Astrometric location of blazars is essential in creating a target list for future automated surveys, where the optical counterparts of X-ray and γ-ray sources will be based on their celestial coordinates. In order to create such target lists, it is common to cross-correlate catalogs in high energies with optical counterpart and search for BL Lac objects and FSRQs among the highly energetic sources. Faint source catalogs created with large aperture telescopes play a significant role in this study, since they offer accurate flux determination, as well as high angular resolution (Figure 5, right panel).

4. Discussion—The Future of Long-Term Surveys on Blazars

There are only a few blazars (around 100) that can be monitored by a moderate size telescope with a typical CCD camera. On the other hand, there are several instruments available for surveys, even networks of small telescopes that monitor the sky every night. It is impossible for a single telescope to collect the desired information at once, covering the entire sky, for a long time. Telescope networking is a new trend in the last decade, which acts as a full-time dedicated and multi-aperture instrument. Such a network is well described with the Whole Earth Telescope (Nather et al. [35]).

In order to cover a lot of the sky, we need dedicated wide-field and large aperture telescopes. This can be done with either large format cameras or with special optical design telescopes. A significant contribution of small robotic and automated telescopes and their networks will open a new era in the long-term optical monitoring of blazars (Gazeas [66]).

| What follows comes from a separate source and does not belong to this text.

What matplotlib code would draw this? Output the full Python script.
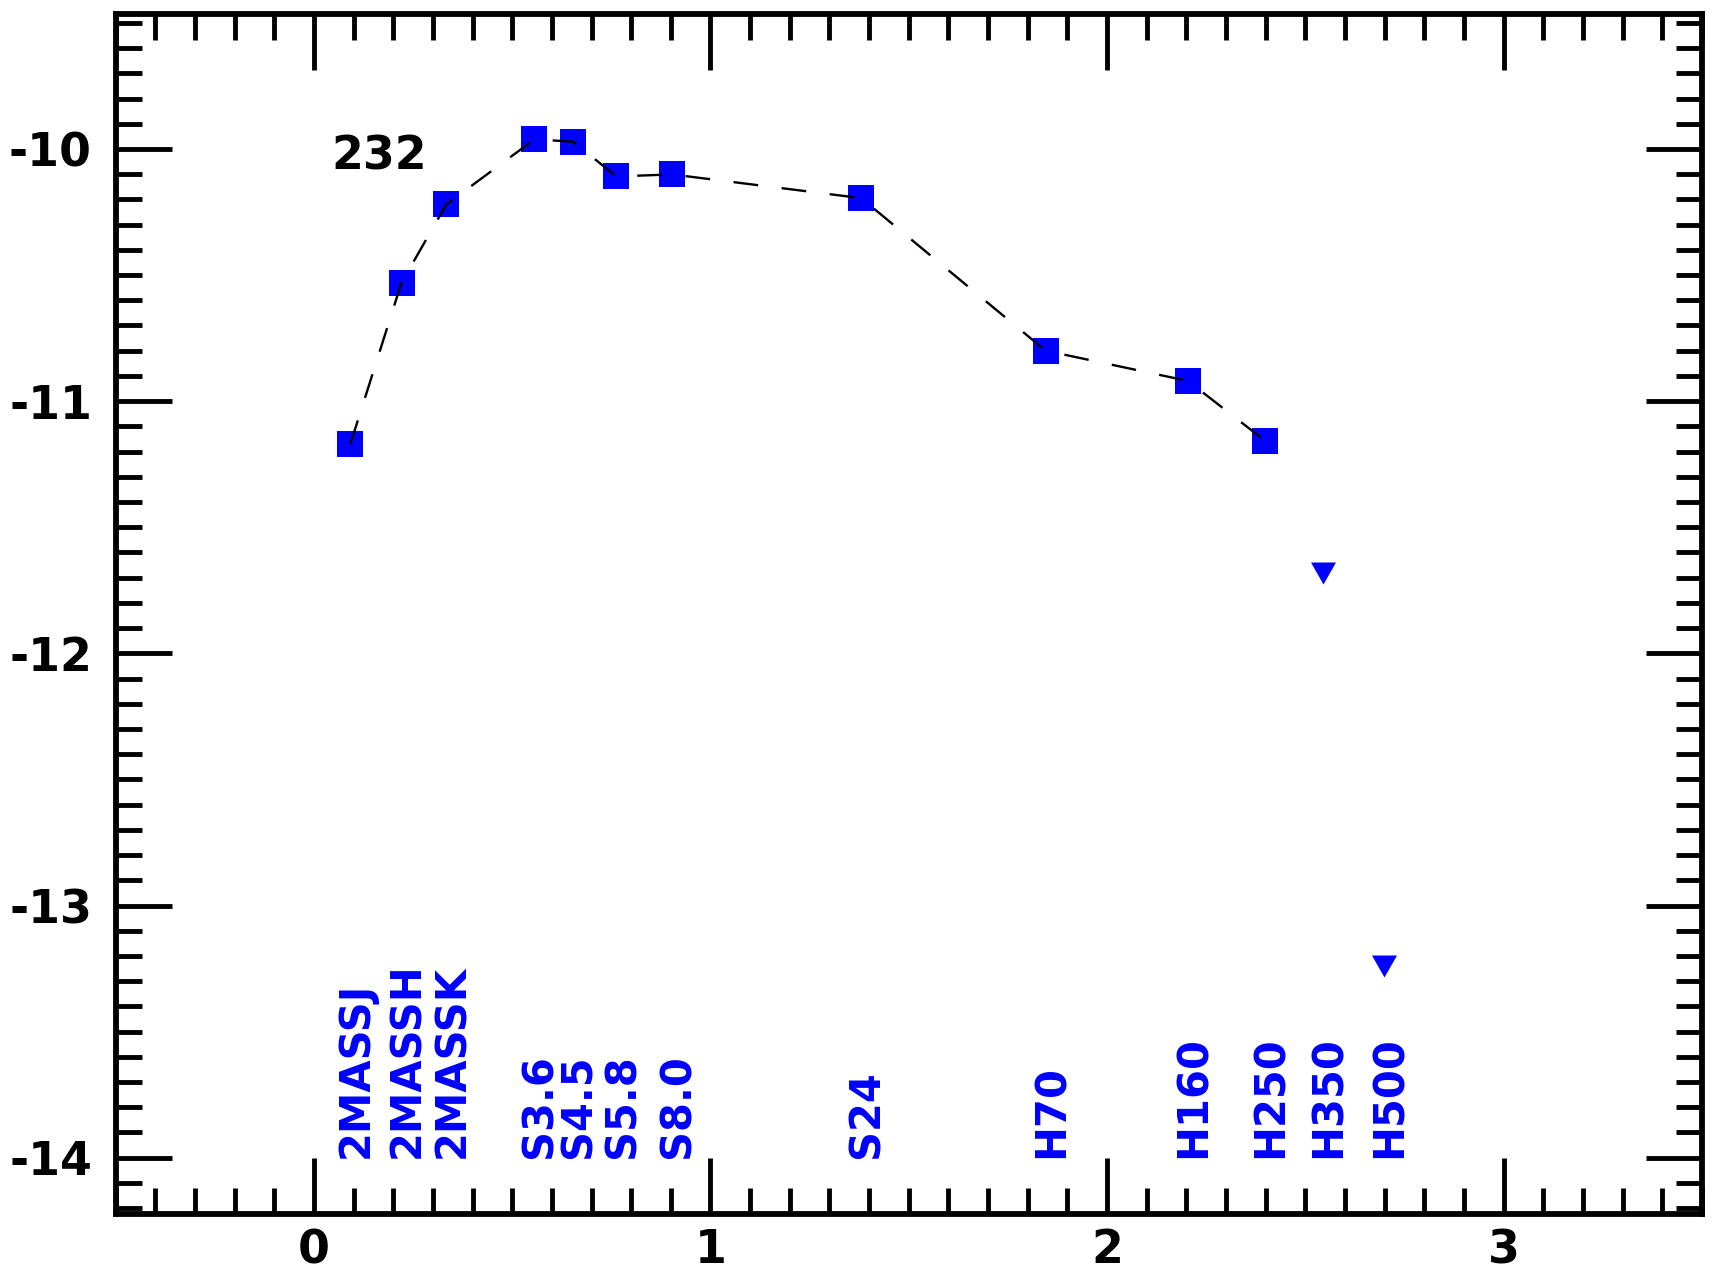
import numpy as np
import matplotlib
matplotlib.use("Agg")
import matplotlib.pyplot as plt

plt.rcParams['font.family'] = ['DejaVu Sans']
plt.rcParams['font.weight'] = 'bold'
plt.rcParams['axes.unicode_minus'] = False

# log10 of band wavelength (micron) and log flux
bands = ['2MASSJ', '2MASSH', '2MASSK', 'S3.6', 'S4.5', 'S5.8', 'S8.0',
         'S24', 'H70', 'H160', 'H250', 'H350', 'H500']
logwl = [0.092, 0.221, 0.334, 0.556, 0.653, 0.763, 0.903,
         1.380, 1.845, 2.204, 2.398, 2.544, 2.699]
logflux = [-11.17, -10.53, -10.22, -9.962, -9.971, -10.109, -10.101,
           -10.195, -10.80, -10.92, -11.157, -11.68, -13.24]
# last two are upper limits
detected = [True] * 11 + [False, False]
source_id = '232'

x = np.array(logwl)
y = np.array(logflux)
det = np.array(detected)

fig = plt.figure(figsize=(17.17, 12.75), dpi=100)
ax = fig.add_axes([0.0673, 0.0475, 0.924, 0.9415])

ax.plot(x[det], y[det], 's', color='blue', markersize=19, markeredgewidth=0, zorder=2)
tri = [(-1, 0.88), (1, 0.88), (0, -0.88)]
ax.plot(x[~det], y[~det], linestyle='none', marker=tri, color='blue',
        markersize=18, markeredgewidth=0, zorder=2)
ax.plot(x[det], y[det], color='black', lw=1.7, linestyle=(0, (10.5, 10)), zorder=3)

for lab, xi in zip(bands, logwl):
    ax.annotate(lab, (xi, -14.0), xytext=(4, 0), textcoords='offset points',
                rotation=90, ha='center', va='bottom', color='blue',
                fontsize=30, fontweight='bold')

ax.text(0.045, -10.03, source_id, fontsize=33, fontweight='bold',
        ha='left', va='center', color='black')

ax.set_xlim(-0.5, 3.5)
ax.set_ylim(-14.225, -9.465)
ax.set_xticks([0, 1, 2, 3])
ax.set_yticks([-14, -13, -12, -11, -10])
ax.set_xticks(np.arange(-0.5, 3.51, 0.1), minor=True)
ax.set_yticks(np.arange(-14.2, -9.45, 0.1), minor=True)

for s in ax.spines.values():
    s.set_linewidth(4.2)
ax.tick_params(which='both', direction='in', top=True, right=True, width=3.5)
ax.tick_params(which='major', length=40, labelsize=33)
ax.tick_params(which='minor', length=19)
ax.tick_params(axis='x', which='major', pad=10)
ax.tick_params(axis='y', which='major', pad=17)
for lb in ax.get_xticklabels() + ax.get_yticklabels():
    lb.set_fontweight('bold')

fig.savefig('out.png', dpi=100)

It was more than 20 years ago, when researchers began considering the potential of a global telescope network. Presently, we have SkyNet robotic telescope network, MASTER (Lipunov et al. [38]), or the Panchromatic Robotic Optical Monitoring and Polarimetry Telescopes (PROMPT), scanning the night sky in a daily basis. Past, present and future space telescopes, such as GAIA, Kepler, TESS, JWST, can also contribute to blazar study, although they are not characterized as blazar survey programs.

The importance of blazar monitoring programs is essential. Some of the major results extracted though the dedicated blazar surveys include the connection between optical polarization plane rotations and γ-ray flares in blazars (Blinov et al. [67]). Rapid intraday variability (IDV) was observed in BL Lac during the 2000–2001 campaign of WEBT program (Raiteri et al. [68]). They observed a ∼1 mag brightening in a couple of weeks and several variations up to a few tenths of mag on hour time scales. BOSS Project contributes in the time domain study of blazars (Gazeas et al. [69]). Preliminary findings include the 17–22 day QPOs found in Mrk421 and BL Lac during the 2013–2018 photometric observing campaign, which are connected with the accretion disk rotational period. Multi-wavelength studies between BOSS Project and γ-ray, X-ray and radio surveys reveal significant time lags between high and low energy flares, which can be explained through electron cooling process.

All that is needed to perform a dedicated monitoring program is a good target list of well determined sources. Optical and near-IR astronomy opened a new window in the time domain astronomy very recently. The advantage of global telescope networks is an asset and they guarantee high quality homogeneous data bases, from which future studies can mine information on blazar variability, even for large scale galaxy structure and cosmological studies that are based on data uniformity and global sky coverage.

Multi-wavelength studies are bringing researchers from different domains together. A combination of several electromagnetic bands is extremely important to understand the physics behind the observed variations in light and spectra. From the opposite point of view, the newly designed survey programs use the physics of blazars in order to design the future telescope setups and establish the observing strategy.

Multi-messenger astronomy and coordinated observations with all available detectors, offer a unique opportunity to study the physics of blazars through its networks (i.e., Astrophysical Multimessenger Observatory Network—AMON, Smith et al. [70]). The overwhelmingly large amount of collected data brings eventually the future astronomers towards the era of big data analysis in blazar study.